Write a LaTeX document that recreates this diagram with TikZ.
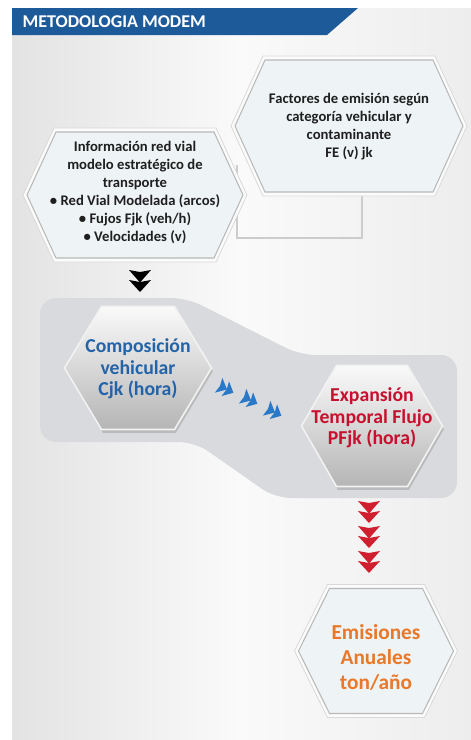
\documentclass[tikz,border=0pt]{standalone}
\usepackage{fontspec}
\setmainfont{Carlito}
\usetikzlibrary{calc,shadows}
\definecolor{hdrblue}{HTML}{1D5A9A}
\definecolor{txtblue}{HTML}{2363A8}
\definecolor{txtred}{HTML}{C8102E}
\definecolor{txtorange}{HTML}{E8782A}
\definecolor{arrred}{HTML}{D01F2E}
\definecolor{arrblue}{HTML}{2A78C8}
\definecolor{bandgray}{HTML}{D9DADD}
\definecolor{hexfill}{HTML}{EEF3F5}
% #1 centre, #2 width, #3 height, #4 inset, #5 style
\newcommand\hexdraw[5]{%
  \path[#5] ($(#1)+({-(#2)/2},0)$) -- ($(#1)+({-(#2)/2+(#4)},{-(#3)/2})$)
    -- ($(#1)+({(#2)/2-(#4)},{-(#3)/2})$) -- ($(#1)+({(#2)/2},0)$)
    -- ($(#1)+({(#2)/2-(#4)},{(#3)/2})$) -- ($(#1)+({-(#2)/2+(#4)},{(#3)/2})$) -- cycle;}
\tikzset{
  dchev/.pic={
    \fill (-11,-11) -- (0,-9) -- (11,-11) -- (0,1.5) -- cycle;
    \fill (-11,-1) -- (0,1) -- (11,-1) -- (0,11) -- cycle;},
  lighthex/.style={fill=hexfill, draw=gray!55, line width=0.8},
  lightrim/.style={fill=white!97!gray, draw=gray!30, line width=0.6},
  metalhex/.style={top color=white!96!gray, bottom color=gray!58, draw=white!90!gray, line width=1.2,
     drop shadow={opacity=0.35, shadow xshift=1pt, shadow yshift=-2.5pt}},
  smalltxt/.style={align=center, text=black!88, font=\bfseries\fontsize{11}{13.5}\selectfont},
  bigtxt/.style={align=center, font=\bfseries\fontsize{14.8}{16}\selectfont},
}
\begin{document}
\begin{tikzpicture}[x=0.75pt,y=-0.75pt]
\useasboundingbox (0,0) rectangle (471,740);
\fill[white] (0,0) rectangle (471,740);
% panel
\shade[left color=gray!22, right color=gray!14, middle color=gray!4] (12,8) rectangle (471,740);
% header
\fill[hdrblue] (12,8) -- (358,8) -- (327,35) -- (12,35) -- cycle;
\node[anchor=west, text=white, font=\bfseries\fontsize{13.5}{13.5}\selectfont] (hdr) at (18,22) {METODOLOGIA MODEM};
% centres
\coordinate (c1) at (135,195);
\coordinate (c2) at (349,126);
\coordinate (c3) at (138,368);
\coordinate (c4) at (372,426);
\coordinate (c5) at (376,651);
% bracket line behind hexagons
\coordinate (b1) at (237,165);
\coordinate (b2) at (362,190);
\draw[gray!40, line width=0.8] (b1) |- (b2 |- 0,238) -- (b2);
% grey band
\fill[bandgray, rounded corners=12] (40,298) -- (187,298) -- (300,355) -- (457,355) -- (457,498) -- (275,498) -- (195,442) -- (40,442) -- cycle;
% light hexagons
\hexdraw{c2}{236}{140}{32}{lightrim}
\hexdraw{c2}{228}{132}{30}{lighthex}
\hexdraw{c1}{224}{134}{31}{lightrim}
\hexdraw{c1}{216}{126}{29}{lighthex}
\hexdraw{c5}{163}{133}{33}{lightrim}
\hexdraw{c5}{155}{125}{31}{lighthex}
% metal hexagons
\hexdraw{c3}{147}{123}{37}{metalhex}
\hexdraw{c4}{141}{121}{35}{metalhex}
% texts
\node[smalltxt] (info) at (135,192) {Información red vial\\modelo estratégico de\\transporte\\• Red Vial Modelada (arcos)\\• Fujos Fjk (veh/h)\\• Velocidades (v)};
\node[smalltxt] (fact) at (349,127) {Factores de emisión según\\categoría vehicular y\\contaminante\\FE (v) jk};
\node[bigtxt, text=txtblue] (comp) at (138,369) {Composición\\vehicular\\Cjk (hora)};
\node[bigtxt, text=txtred] (exp) at (372,418) {Expansión\\Temporal Flujo\\PFjk (hora)};
\node[align=center, text=txtorange, font=\bfseries\fontsize{16}{18.75}\selectfont] (emis) at (376,657) {Emisiones\\Anuales\\ton/año};
% chevrons
\pic[black] at (140,281) {dchev};
\pic[arrblue, scale=0.75, rotate=63] at (226,389) {dchev};
\pic[arrblue, scale=0.75, rotate=63] at (250,400) {dchev};
\pic[arrblue, scale=0.75, rotate=63] at (274,412) {dchev};
\pic[arrred] at (369,512) {dchev};
\pic[arrred] at (369,537) {dchev};
\pic[arrred] at (369,562) {dchev};
\end{tikzpicture}
\end{document}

┄┄┄┄┄┄┄┄┄┄┄┄┄┄┄┄┄┄┄┄

■ INSTRUCTION: Could you repeat all of the material exactly? Pictures should not be copied.

■ EXERCISE ANSWER:
Write a LaTeX document that recreates this diagram with TikZ.
\documentclass[tikz,border=0pt]{standalone}
\usepackage{fontspec}
\setmainfont{Carlito}
\usetikzlibrary{calc,shadows}
\definecolor{hdrblue}{HTML}{1D5A9A}
\definecolor{txtblue}{HTML}{2363A8}
\definecolor{txtred}{HTML}{C8102E}
\definecolor{txtorange}{HTML}{E8782A}
\definecolor{arrred}{HTML}{D01F2E}
\definecolor{arrblue}{HTML}{2A78C8}
\definecolor{bandgray}{HTML}{D9DADD}
\definecolor{hexfill}{HTML}{EEF3F5}
% #1 centre, #2 width, #3 height, #4 inset, #5 style
\newcommand\hexdraw[5]{%
  \path[#5] ($(#1)+({-(#2)/2},0)$) -- ($(#1)+({-(#2)/2+(#4)},{-(#3)/2})$)
    -- ($(#1)+({(#2)/2-(#4)},{-(#3)/2})$) -- ($(#1)+({(#2)/2},0)$)
    -- ($(#1)+({(#2)/2-(#4)},{(#3)/2})$) -- ($(#1)+({-(#2)/2+(#4)},{(#3)/2})$) -- cycle;}
\tikzset{
  dchev/.pic={
    \fill (-11,-11) -- (0,-9) -- (11,-11) -- (0,1.5) -- cycle;
    \fill (-11,-1) -- (0,1) -- (11,-1) -- (0,11) -- cycle;},
  lighthex/.style={fill=hexfill, draw=gray!55, line width=0.8},
  lightrim/.style={fill=white!97!gray, draw=gray!30, line width=0.6},
  metalhex/.style={top color=white!96!gray, bottom color=gray!58, draw=white!90!gray, line width=1.2,
     drop shadow={opacity=0.35, shadow xshift=1pt, shadow yshift=-2.5pt}},
  smalltxt/.style={align=center, text=black!88, font=\bfseries\fontsize{11}{13.5}\selectfont},
  bigtxt/.style={align=center, font=\bfseries\fontsize{14.8}{16}\selectfont},
}
\begin{document}
\begin{tikzpicture}[x=0.75pt,y=-0.75pt]
\useasboundingbox (0,0) rectangle (471,740);
\fill[white] (0,0) rectangle (471,740);
% panel
\shade[left color=gray!22, right color=gray!14, middle color=gray!4] (12,8) rectangle (471,740);
% header
\fill[hdrblue] (12,8) -- (358,8) -- (327,35) -- (12,35) -- cycle;
\node[anchor=west, text=white, font=\bfseries\fontsize{13.5}{13.5}\selectfont] (hdr) at (18,22) {METODOLOGIA MODEM};
% centres
\coordinate (c1) at (135,195);
\coordinate (c2) at (349,126);
\coordinate (c3) at (138,368);
\coordinate (c4) at (372,426);
\coordinate (c5) at (376,651);
% bracket line behind hexagons
\coordinate (b1) at (237,165);
\coordinate (b2) at (362,190);
\draw[gray!40, line width=0.8] (b1) |- (b2 |- 0,238) -- (b2);
% grey band
\fill[bandgray, rounded corners=12] (40,298) -- (187,298) -- (300,355) -- (457,355) -- (457,498) -- (275,498) -- (195,442) -- (40,442) -- cycle;
% light hexagons
\hexdraw{c2}{236}{140}{32}{lightrim}
\hexdraw{c2}{228}{132}{30}{lighthex}
\hexdraw{c1}{224}{134}{31}{lightrim}
\hexdraw{c1}{216}{126}{29}{lighthex}
\hexdraw{c5}{163}{133}{33}{lightrim}
\hexdraw{c5}{155}{125}{31}{lighthex}
% metal hexagons
\hexdraw{c3}{147}{123}{37}{metalhex}
\hexdraw{c4}{141}{121}{35}{metalhex}
% texts
\node[smalltxt] (info) at (135,192) {Información red vial\\modelo estratégico de\\transporte\\• Red Vial Modelada (arcos)\\• Fujos Fjk (veh/h)\\• Velocidades (v)};
\node[smalltxt] (fact) at (349,127) {Factores de emisión según\\categoría vehicular y\\contaminante\\FE (v) jk};
\node[bigtxt, text=txtblue] (comp) at (138,369) {Composición\\vehicular\\Cjk (hora)};
\node[bigtxt, text=txtred] (exp) at (372,418) {Expansión\\Temporal Flujo\\PFjk (hora)};
\node[align=center, text=txtorange, font=\bfseries\fontsize{16}{18.75}\selectfont] (emis) at (376,657) {Emisiones\\Anuales\\ton/año};
% chevrons
\pic[black] at (140,281) {dchev};
\pic[arrblue, scale=0.75, rotate=63] at (226,389) {dchev};
\pic[arrblue, scale=0.75, rotate=63] at (250,400) {dchev};
\pic[arrblue, scale=0.75, rotate=63] at (274,412) {dchev};
\pic[arrred] at (369,512) {dchev};
\pic[arrred] at (369,537) {dchev};
\pic[arrred] at (369,562) {dchev};
\end{tikzpicture}
\end{document}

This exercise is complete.